The metaphor is insufficiently rich. Adult situations don’t fall on a straight line. Political viewpoints don’t sit neatly next to each other in 1-D. Moral ambiguity is certainly more colourful and convoluted than the path from #000000 to #FFFFFF.

Me, I’m more interested in 2.7-dimensional hornspheres, quartz crystal spires, hot-air balloons with a row of golden rings piercing the spine, and quasi-polar negatively bent inside-out torii-cum-logcabins. Or even just something as “pedestrian” as a mountaintop pine forest, which is already much more intricate than, cough cough, the unit interval [0,1].


So—back to my original point—I think moral ambiguity resembles a cell complex more than a line segment.
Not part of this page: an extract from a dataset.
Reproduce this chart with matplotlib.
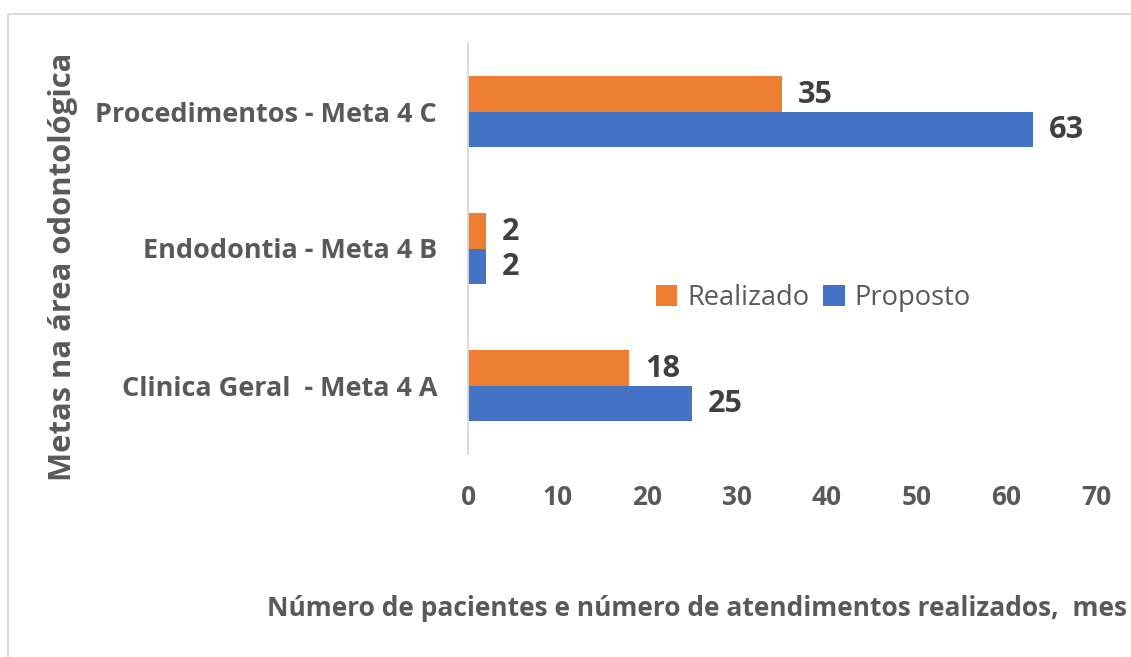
import matplotlib
matplotlib.use("Agg")
import matplotlib.pyplot as plt
from matplotlib.patches import Rectangle
import numpy as np

categories = ["Clinica Geral  - Meta 4 A", "Endodontia - Meta 4 B", "Procedimentos - Meta 4 C"]
realizado = [18, 2, 35]
proposto = [25, 2, 63]
series_names = ["Realizado", "Proposto"]
xticks = [0, 10, 20, 30, 40, 50, 60, 70]
ylabel = "Metas na área odontológica"
xlabel = "Número de pacientes e número de atendimentos realizados,  mes"

ORANGE = "#ED7D31"
BLUE = "#4472C4"
GRAY = "#595959"
DARK = "#404040"
FONT = "Open Sans"

W, H = 1131, 657
fig = plt.figure(figsize=(W / 100, H / 100), dpi=100)
fig.patch.set_facecolor("white")
renderer = fig.canvas.get_renderer()


def size_for(s, target_px, weight):
    t = fig.text(0, 0, s, fontsize=20, fontweight=weight, family=FONT)
    w = t.get_window_extent(renderer=renderer).width
    t.remove()
    return 20 * target_px / w


PX = 72 / 100  # points per pixel
cat_size = size_for("Procedimentos - Meta 4 C", 341, "bold")
tick_size = size_for("70", 30, "bold")
val_size = size_for("63", 35, "bold")
ylab_size = size_for(ylabel, 430, "bold")
xlab_size = size_for(xlabel, 864, "bold")
leg_size = size_for("Realizado", 122, "normal")

# chart border (cropped at right/bottom)
fig.add_artist(Rectangle((8 / W, -0.1), 1.2, 1 - 13.5 / H + 0.1, transform=fig.transFigure,
                         fill=False, edgecolor="#D9D9D9", linewidth=1.5))

ax = fig.add_axes([468 / W, 1 - 454 / H, (1096 - 468) / W, (454 - 43) / H])
y = np.arange(len(categories))
h = 0.256
b1 = ax.barh(y + h / 2, realizado, height=h, color=ORANGE, label=series_names[0])
b2 = ax.barh(y - h / 2, proposto, height=h, color=BLUE, label=series_names[1])

for bars, vals in ((b1, realizado), (b2, proposto)):
    for bar, v in zip(bars, vals):
        ax.annotate(str(v), (bar.get_width(), bar.get_y() + bar.get_height() / 2),
                    xytext=(16 * PX, -1 * PX), textcoords="offset points", ha="left", va="center",
                    fontsize=val_size, fontweight="bold", color=DARK, family=FONT)

ax.set_xlim(0, 70)
ax.set_ylim(-0.5, 2.5)
ax.set_xticks(xticks)
ax.set_xticklabels([str(t) for t in xticks], fontsize=tick_size, fontweight="bold", color=GRAY, family=FONT)
ax.set_yticks(y)
ax.set_yticklabels(categories, fontsize=cat_size, fontweight="bold", color=GRAY, family=FONT)
ax.tick_params(axis="both", length=0)
ax.tick_params(axis="y", pad=31 * PX)
ax.tick_params(axis="x", pad=30 * PX)
for s in ("top", "right", "bottom"):
    ax.spines[s].set_visible(False)
ax.spines["left"].set_color("#D9D9D9")
ax.spines["left"].set_linewidth(1.3)

fig.text(63 / W, 1 - 267 / H, ylabel, rotation=90, ha="center", va="center",
         fontsize=ylab_size, fontweight="bold", color=GRAY, family=FONT)
fig.text(267 / W, 1 - 616 / H, xlabel, ha="left", va="baseline",
         fontsize=xlab_size, fontweight="bold", color=GRAY, family=FONT)

leg = ax.legend(loc="center", bbox_to_anchor=((813 - 468) / (1096 - 468), (454 - 298) / (454 - 43)),
                ncol=2, frameon=False, prop={"family": FONT, "size": leg_size},
                handlelength=0.8, handleheight=0.8, handletextpad=0.35, columnspacing=0.5,
                borderpad=0, borderaxespad=0)
for t in leg.get_texts():
    t.set_color(GRAY)

fig.savefig("out.png", dpi=100)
Real situations—the layered tragedies, ironies, comedies, and lengthy mediocrities that desirous, egocentric humans instinctively generate—have a much more interesting shape than “the span between 0 and 1.”
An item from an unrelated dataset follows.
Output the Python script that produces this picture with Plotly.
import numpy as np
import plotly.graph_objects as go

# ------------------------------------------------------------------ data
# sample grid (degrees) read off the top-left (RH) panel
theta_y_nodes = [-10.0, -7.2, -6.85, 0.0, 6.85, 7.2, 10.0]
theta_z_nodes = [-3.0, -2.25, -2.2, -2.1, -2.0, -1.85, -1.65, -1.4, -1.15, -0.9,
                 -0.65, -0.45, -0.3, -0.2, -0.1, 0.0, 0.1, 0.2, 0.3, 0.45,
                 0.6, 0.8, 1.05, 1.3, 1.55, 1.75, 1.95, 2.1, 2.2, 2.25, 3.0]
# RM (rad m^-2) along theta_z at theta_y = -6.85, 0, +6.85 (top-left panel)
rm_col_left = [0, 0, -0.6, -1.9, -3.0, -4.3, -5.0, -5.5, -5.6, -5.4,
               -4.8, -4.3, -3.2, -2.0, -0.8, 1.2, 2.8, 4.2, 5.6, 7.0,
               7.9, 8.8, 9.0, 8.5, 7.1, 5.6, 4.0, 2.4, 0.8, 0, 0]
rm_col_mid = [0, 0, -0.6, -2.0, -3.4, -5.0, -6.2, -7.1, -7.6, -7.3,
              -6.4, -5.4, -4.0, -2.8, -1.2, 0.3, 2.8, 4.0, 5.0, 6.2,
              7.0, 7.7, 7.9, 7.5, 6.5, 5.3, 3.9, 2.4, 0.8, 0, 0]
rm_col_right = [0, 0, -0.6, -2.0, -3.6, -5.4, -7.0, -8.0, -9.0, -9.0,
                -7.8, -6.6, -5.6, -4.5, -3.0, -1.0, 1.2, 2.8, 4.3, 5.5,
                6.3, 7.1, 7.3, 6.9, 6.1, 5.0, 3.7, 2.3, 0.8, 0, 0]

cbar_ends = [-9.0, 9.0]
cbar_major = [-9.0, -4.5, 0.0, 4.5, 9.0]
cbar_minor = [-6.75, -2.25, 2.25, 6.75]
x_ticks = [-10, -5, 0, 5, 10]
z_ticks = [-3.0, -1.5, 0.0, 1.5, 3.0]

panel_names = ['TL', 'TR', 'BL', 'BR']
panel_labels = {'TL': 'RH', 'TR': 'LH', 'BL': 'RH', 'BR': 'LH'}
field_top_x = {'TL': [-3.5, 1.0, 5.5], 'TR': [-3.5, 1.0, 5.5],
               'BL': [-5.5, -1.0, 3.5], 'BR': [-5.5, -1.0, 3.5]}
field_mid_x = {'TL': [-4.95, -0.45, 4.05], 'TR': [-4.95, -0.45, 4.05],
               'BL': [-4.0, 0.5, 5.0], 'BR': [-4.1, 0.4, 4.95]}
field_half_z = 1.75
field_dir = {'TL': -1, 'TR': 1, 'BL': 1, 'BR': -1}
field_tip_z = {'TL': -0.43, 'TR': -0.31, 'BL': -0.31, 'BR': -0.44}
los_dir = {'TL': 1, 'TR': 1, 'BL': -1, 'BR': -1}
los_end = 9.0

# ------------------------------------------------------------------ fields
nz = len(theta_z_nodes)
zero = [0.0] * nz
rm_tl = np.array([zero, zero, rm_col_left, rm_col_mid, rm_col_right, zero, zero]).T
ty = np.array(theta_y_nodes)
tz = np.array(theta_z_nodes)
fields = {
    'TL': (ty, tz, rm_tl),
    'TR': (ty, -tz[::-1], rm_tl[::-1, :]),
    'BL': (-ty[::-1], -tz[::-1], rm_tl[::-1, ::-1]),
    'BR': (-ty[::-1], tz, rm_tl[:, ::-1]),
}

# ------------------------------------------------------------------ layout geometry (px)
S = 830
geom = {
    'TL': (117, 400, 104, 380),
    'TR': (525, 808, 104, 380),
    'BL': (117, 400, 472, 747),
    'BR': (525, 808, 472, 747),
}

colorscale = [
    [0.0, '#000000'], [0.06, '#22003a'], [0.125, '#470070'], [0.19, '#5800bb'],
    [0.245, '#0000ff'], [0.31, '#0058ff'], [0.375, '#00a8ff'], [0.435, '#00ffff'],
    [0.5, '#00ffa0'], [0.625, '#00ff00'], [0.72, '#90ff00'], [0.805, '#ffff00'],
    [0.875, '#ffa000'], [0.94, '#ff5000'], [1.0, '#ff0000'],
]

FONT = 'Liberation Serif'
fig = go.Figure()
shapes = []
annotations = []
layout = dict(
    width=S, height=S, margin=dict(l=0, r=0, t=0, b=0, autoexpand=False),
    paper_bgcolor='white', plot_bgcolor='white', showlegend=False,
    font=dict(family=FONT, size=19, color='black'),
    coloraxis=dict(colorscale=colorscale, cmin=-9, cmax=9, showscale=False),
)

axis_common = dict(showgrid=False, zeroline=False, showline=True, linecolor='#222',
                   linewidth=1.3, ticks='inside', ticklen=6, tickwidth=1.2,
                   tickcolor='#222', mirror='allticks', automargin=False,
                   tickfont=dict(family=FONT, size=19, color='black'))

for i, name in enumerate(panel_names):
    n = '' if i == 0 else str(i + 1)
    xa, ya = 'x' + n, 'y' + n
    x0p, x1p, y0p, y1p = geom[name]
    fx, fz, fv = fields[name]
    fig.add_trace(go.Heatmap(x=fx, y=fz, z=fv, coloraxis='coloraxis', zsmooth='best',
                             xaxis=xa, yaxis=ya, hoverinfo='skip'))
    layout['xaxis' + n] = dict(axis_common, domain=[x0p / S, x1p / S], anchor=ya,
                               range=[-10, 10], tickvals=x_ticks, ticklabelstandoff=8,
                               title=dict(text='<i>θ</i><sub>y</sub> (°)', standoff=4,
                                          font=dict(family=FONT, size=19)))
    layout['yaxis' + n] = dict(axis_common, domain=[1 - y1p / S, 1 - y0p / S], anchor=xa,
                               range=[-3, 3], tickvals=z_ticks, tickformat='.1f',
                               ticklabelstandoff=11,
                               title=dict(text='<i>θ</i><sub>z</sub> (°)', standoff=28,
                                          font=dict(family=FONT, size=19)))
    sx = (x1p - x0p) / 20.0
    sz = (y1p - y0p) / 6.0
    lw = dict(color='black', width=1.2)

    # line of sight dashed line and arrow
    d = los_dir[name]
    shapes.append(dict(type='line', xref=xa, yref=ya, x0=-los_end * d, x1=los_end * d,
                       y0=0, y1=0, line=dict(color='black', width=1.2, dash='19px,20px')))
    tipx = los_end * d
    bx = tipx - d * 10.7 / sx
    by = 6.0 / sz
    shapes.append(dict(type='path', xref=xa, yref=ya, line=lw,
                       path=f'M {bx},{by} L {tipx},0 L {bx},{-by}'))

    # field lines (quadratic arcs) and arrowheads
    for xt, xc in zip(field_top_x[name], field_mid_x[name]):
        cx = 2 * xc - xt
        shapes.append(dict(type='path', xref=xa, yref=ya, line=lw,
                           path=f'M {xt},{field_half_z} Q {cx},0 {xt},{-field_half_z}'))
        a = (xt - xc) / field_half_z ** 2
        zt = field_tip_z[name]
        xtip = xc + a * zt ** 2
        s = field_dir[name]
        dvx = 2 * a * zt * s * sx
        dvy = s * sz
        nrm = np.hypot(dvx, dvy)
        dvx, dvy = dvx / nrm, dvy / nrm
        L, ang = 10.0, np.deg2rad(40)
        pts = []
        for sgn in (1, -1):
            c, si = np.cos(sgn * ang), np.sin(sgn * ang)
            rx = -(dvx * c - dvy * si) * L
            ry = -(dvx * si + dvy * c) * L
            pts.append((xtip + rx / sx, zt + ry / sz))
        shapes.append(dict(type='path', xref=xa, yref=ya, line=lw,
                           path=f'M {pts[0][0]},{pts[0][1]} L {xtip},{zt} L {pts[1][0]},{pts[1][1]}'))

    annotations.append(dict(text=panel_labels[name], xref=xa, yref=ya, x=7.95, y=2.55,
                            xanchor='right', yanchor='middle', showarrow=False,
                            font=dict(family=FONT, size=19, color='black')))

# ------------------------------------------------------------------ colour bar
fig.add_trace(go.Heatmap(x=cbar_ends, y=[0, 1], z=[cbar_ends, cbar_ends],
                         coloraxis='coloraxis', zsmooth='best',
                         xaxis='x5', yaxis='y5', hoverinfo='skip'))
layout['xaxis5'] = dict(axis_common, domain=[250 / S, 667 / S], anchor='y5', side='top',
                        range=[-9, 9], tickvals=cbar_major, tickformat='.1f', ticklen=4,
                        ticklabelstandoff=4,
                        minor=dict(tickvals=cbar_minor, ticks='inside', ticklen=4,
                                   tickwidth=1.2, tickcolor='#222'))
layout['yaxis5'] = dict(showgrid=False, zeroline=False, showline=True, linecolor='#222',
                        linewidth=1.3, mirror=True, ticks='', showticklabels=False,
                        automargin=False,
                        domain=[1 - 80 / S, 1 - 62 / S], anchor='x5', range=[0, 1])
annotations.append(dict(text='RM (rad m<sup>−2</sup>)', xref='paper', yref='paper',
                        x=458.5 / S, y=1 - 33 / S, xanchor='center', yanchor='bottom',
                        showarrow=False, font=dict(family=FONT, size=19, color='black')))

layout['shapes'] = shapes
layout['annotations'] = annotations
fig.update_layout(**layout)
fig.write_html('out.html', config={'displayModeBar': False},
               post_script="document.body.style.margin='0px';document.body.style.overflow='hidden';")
I guess I shouldn’t be so critical. The people using the grey-area metaphor probably don’t avail themselves of the whimsical thought-gardens in which more exciting shapes live. Sorry there, I was just feeling constricted.


I hope you’ve enjoyed these drawings by Robert Ghrist from his (free) notes on homotopy.

Here is a really broad question.  What’s the lay of the land regarding maps of continuous surfaces to discrete ones?  I’m thinking here of credit scores. Someone’s credit score is continuous, one-dimensional — and derives from a multitude of measures that are both continuous and discrete.  As a lender, you have to decide at some point, whether or not to lend to this person — a yes/no proposition.  Granted, you can charge different interest rates.  So maybe it’s not a continuous-to-discrete problem?  Nevertheless it has that flavour.

Logistic maps come to mind.  As does the expansion of a point into several branches.  Maybe someone can lay this out better….  Takers?